Features, from west to east, include Brookman Point, Mount Obiglio, Mount Hummel and McCarthy Point.

==Discovery and name==
Grant Island was discovered and charted by personnel aboard on February 4, 1962.
It was named by the United States Advisory Committee on Antarctic Names (US-ACAN) for Commander E. G. Grant, Commanding Officer of USS Glacier at the time of discovery.

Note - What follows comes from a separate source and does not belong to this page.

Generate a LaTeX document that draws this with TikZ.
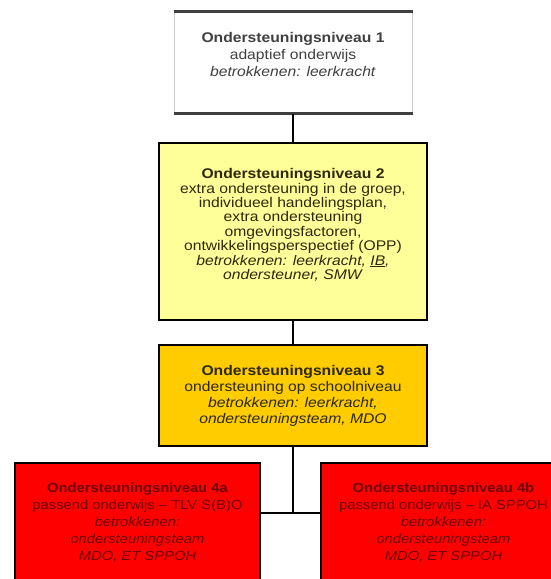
\documentclass[tikz,border=0pt]{standalone}
\usepackage{fontspec}
\setmainfont[FakeStretch=1.12]{Liberation Sans}
\usepackage{tikz}
\usepackage{xcolor}
\definecolor{ColYellow}{RGB}{255,255,153}
\definecolor{ColGold}{RGB}{255,204,0}
\definecolor{ColRed}{RGB}{255,0,0}
\definecolor{ColDark}{RGB}{45,40,10}
\definecolor{ColDarkRed}{RGB}{110,0,0}
\tikzstyle{LevelBox}=[rectangle,draw=black,line width=2.5pt,align=center,inner sep=0pt,
font=\fontsize{14}{17}\selectfont]
\tikzstyle{LevelOne}=[LevelBox,draw=black!20,line width=1pt,fill=white,text=black!75,
minimum width=238pt,minimum height=101pt,text depth=17pt]
\tikzstyle{LevelTwo}=[LevelBox,fill=ColYellow,text=ColDark,minimum width=268pt,minimum height=177pt,
font=\fontsize{14}{14.4}\selectfont,text depth=15pt]
\tikzstyle{LevelThree}=[LevelBox,fill=ColGold,text=ColDark,minimum width=268pt,minimum height=101pt,
font=\fontsize{14}{16}\selectfont]
\tikzstyle{LevelFour}=[LevelBox,fill=ColRed,text=ColDarkRed,minimum width=245pt,minimum height=119pt,
font=\fontsize{13.2}{17}\selectfont]
\tikzstyle{EdgeLevel}=[black,line width=2.5pt]

\begin{document}
\begin{tikzpicture}[x=1pt,y=-1pt]
        \useasboundingbox[fill=white](0,0)rectangle(550,579);
        \node[LevelOne](one)at(293,62.5){\textbf{Ondersteuningsniveau 1}\\adaptief onderwijs\\
            \textit{betrokkenen: leerkracht}};
        \node[LevelTwo](two)at(293,231.5){\textbf{Ondersteuningsniveau 2}\\
            extra ondersteuning in de groep,\\individueel handelingsplan,\\extra ondersteuning\\
            omgevingsfactoren,\\ontwikkelingsperspectief (OPP)\\
            \textit{betrokkenen: leerkracht, \underline{IB},}\\\textit{ondersteuner, SMW}};
        \node[LevelThree](three)at(293,395.5){\textbf{Ondersteuningsniveau 3}\\
            ondersteuning op schoolniveau\\\textit{betrokkenen: leerkracht,}\\
            \textit{ondersteuningsteam, MDO}};
        \node[LevelFour](foura)at(137.5,522.5){\textbf{Ondersteuningsniveau 4a}\\
            passend onderwijs -- TLV S(B)O\\\textit{betrokkenen:}\\
            \textit{ondersteuningsteam}\\\textit{MDO, ET SPPOH}};
        \node[LevelFour](fourb)at(443.5,522.5){\textbf{Ondersteuningsniveau 4b}\\
            passend onderwijs -- IA SPPOH\\\textit{betrokkenen:}\\
            \textit{ondersteuningsteam}\\\textit{MDO, ET SPPOH}};
        \coordinate(fork)at(293,513);
        \draw[EdgeLevel,black!75,line width=3pt](one.north west)--(one.north east);
        \draw[EdgeLevel,black!75,line width=3pt](one.south west)--(one.south east);
        \draw[EdgeLevel](one)--(two);
        \draw[EdgeLevel](two)--(three);
        \draw[EdgeLevel](three)--(fork);
        \draw[EdgeLevel](foura.east|-fork)--(fourb.west|-fork);
    \end{tikzpicture}
\end{document}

==Features and nearby features==
===Brookman Point===
.
The snow-covered northwest point of Grant Island.
Discovered and first charted from the USS Glacier (Captain Edwin A. McDonald, United States Navy) in February 1962.
Named by US-ACAN for Lieutenant Peter J. Brookman, CEC, United States Navy, Officer-in-Charge at Byrd Station, 1970.

===Mount Obiglio===

.
A moderate rock summit 510 m high in the west-central portion of Grant Island.
Discovered and charted from the USS Glacier on February 4, 1962 during Operation Deep Freeze 1961-62.
Named by US-ACAN for Lieutenant G.M. Obiglio, Argentine naval observer aboard the Glacier, at the suggestion of the Task Unit Commander, Captain Edwin A. McDonald, United States Navy.

===Mount Hummel===
.
A snow-capped summit that rises above the east-central portion of Grant Island.
Discovered and first charted from the USS Glacier on February 4, 1962.
Named by US-ACAN for Lieutenant (j.g.) William T. Hummel, United States Navy Reserve, helicopter pilot aboard Glacier at the time of discovery.

===McCarthy Point===
.
An ice-covered point that marks the northeast extremity of Grant Island.
Discovered and charted from the USS Glacier on February 4, 1962.
Named by US-ACAN for Lieutenant (j-g.) J.F. McCarthy, United States Navy, Disbursing Officer on the Glacier at the time of discovery.

===Reynolds Strait ===
.
A strait between Forrester Island on the north and Shepard Island and Grant Island along the edge of Getz Ice Shelf on the south.
The discovery of Forrester Island from USS Glacier on February 4, 1962 simultaneously established the existence of the strait, which was then sounded.
The name was applied by US-ACAN for Ralph R. Reynolds (1938-73), Lieutenant Commander, CEC, United States Navy who was Officer-inCharge of the Navy Nuclear Power Unit at McMurdo Station in 1970.

===Ledda Bay===
.
A shallow embayment or bight, 12 nmi long, in the north side of Grant Island.
Discovered and first charted from the USS Glacier on February 4, 1962.
Named for R.J. Ledda, QM3, United States Navy, quartermaster aboard the Glacier on the cruise in which the bay was discovered.

===Forrester Island===
.
An ice-capped island 3.5 nmi long that lies 13 nmi north-northeast of Shepard Island, off the Getz Ice Shelf.
The island was discovered and charted from the USS Glacier on February 5, 1962.
Named by US-ACAN after Lieutenant Commander John J. Forrester, United States Navy, Executive Officer aboard Glacier at the time of discovery.